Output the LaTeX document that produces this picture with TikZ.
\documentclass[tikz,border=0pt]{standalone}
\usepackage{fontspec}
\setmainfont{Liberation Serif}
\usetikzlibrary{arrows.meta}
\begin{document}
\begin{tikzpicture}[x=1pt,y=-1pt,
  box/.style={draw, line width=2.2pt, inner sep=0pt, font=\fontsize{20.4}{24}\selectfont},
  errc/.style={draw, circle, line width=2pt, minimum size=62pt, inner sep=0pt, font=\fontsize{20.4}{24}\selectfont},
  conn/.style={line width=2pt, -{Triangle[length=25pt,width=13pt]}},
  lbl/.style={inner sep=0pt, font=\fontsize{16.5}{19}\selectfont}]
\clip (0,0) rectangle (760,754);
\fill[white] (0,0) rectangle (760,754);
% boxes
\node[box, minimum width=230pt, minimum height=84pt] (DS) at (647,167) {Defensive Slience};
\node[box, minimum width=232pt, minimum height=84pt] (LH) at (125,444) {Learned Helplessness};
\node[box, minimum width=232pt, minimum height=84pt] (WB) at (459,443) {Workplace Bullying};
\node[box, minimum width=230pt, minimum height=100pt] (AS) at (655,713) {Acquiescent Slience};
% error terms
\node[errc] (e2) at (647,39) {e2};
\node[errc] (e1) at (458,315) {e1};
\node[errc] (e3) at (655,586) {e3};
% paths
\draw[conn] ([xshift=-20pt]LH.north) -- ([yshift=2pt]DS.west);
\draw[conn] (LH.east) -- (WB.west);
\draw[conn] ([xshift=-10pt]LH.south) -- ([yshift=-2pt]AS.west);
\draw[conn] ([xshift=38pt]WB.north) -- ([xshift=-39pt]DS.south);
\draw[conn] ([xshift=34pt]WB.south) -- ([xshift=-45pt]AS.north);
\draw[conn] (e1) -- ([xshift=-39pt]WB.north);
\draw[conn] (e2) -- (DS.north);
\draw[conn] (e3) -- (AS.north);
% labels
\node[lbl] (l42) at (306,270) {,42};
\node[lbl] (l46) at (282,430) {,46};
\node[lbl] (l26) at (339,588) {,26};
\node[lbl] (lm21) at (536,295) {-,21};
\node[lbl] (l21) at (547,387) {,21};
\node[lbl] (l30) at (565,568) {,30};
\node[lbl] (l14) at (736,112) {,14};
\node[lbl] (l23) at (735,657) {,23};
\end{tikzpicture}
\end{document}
------
## Instructions for the task
Output the complete data exactly as written.

## Expected output
Output the LaTeX document that produces this picture with TikZ.
\documentclass[tikz,border=0pt]{standalone}
\usepackage{fontspec}
\setmainfont{Liberation Serif}
\usetikzlibrary{arrows.meta}
\begin{document}
\begin{tikzpicture}[x=1pt,y=-1pt,
  box/.style={draw, line width=2.2pt, inner sep=0pt, font=\fontsize{20.4}{24}\selectfont},
  errc/.style={draw, circle, line width=2pt, minimum size=62pt, inner sep=0pt, font=\fontsize{20.4}{24}\selectfont},
  conn/.style={line width=2pt, -{Triangle[length=25pt,width=13pt]}},
  lbl/.style={inner sep=0pt, font=\fontsize{16.5}{19}\selectfont}]
\clip (0,0) rectangle (760,754);
\fill[white] (0,0) rectangle (760,754);
% boxes
\node[box, minimum width=230pt, minimum height=84pt] (DS) at (647,167) {Defensive Slience};
\node[box, minimum width=232pt, minimum height=84pt] (LH) at (125,444) {Learned Helplessness};
\node[box, minimum width=232pt, minimum height=84pt] (WB) at (459,443) {Workplace Bullying};
\node[box, minimum width=230pt, minimum height=100pt] (AS) at (655,713) {Acquiescent Slience};
% error terms
\node[errc] (e2) at (647,39) {e2};
\node[errc] (e1) at (458,315) {e1};
\node[errc] (e3) at (655,586) {e3};
% paths
\draw[conn] ([xshift=-20pt]LH.north) -- ([yshift=2pt]DS.west);
\draw[conn] (LH.east) -- (WB.west);
\draw[conn] ([xshift=-10pt]LH.south) -- ([yshift=-2pt]AS.west);
\draw[conn] ([xshift=38pt]WB.north) -- ([xshift=-39pt]DS.south);
\draw[conn] ([xshift=34pt]WB.south) -- ([xshift=-45pt]AS.north);
\draw[conn] (e1) -- ([xshift=-39pt]WB.north);
\draw[conn] (e2) -- (DS.north);
\draw[conn] (e3) -- (AS.north);
% labels
\node[lbl] (l42) at (306,270) {,42};
\node[lbl] (l46) at (282,430) {,46};
\node[lbl] (l26) at (339,588) {,26};
\node[lbl] (lm21) at (536,295) {-,21};
\node[lbl] (l21) at (547,387) {,21};
\node[lbl] (l30) at (565,568) {,30};
\node[lbl] (l14) at (736,112) {,14};
\node[lbl] (l23) at (735,657) {,23};
\end{tikzpicture}
\end{document}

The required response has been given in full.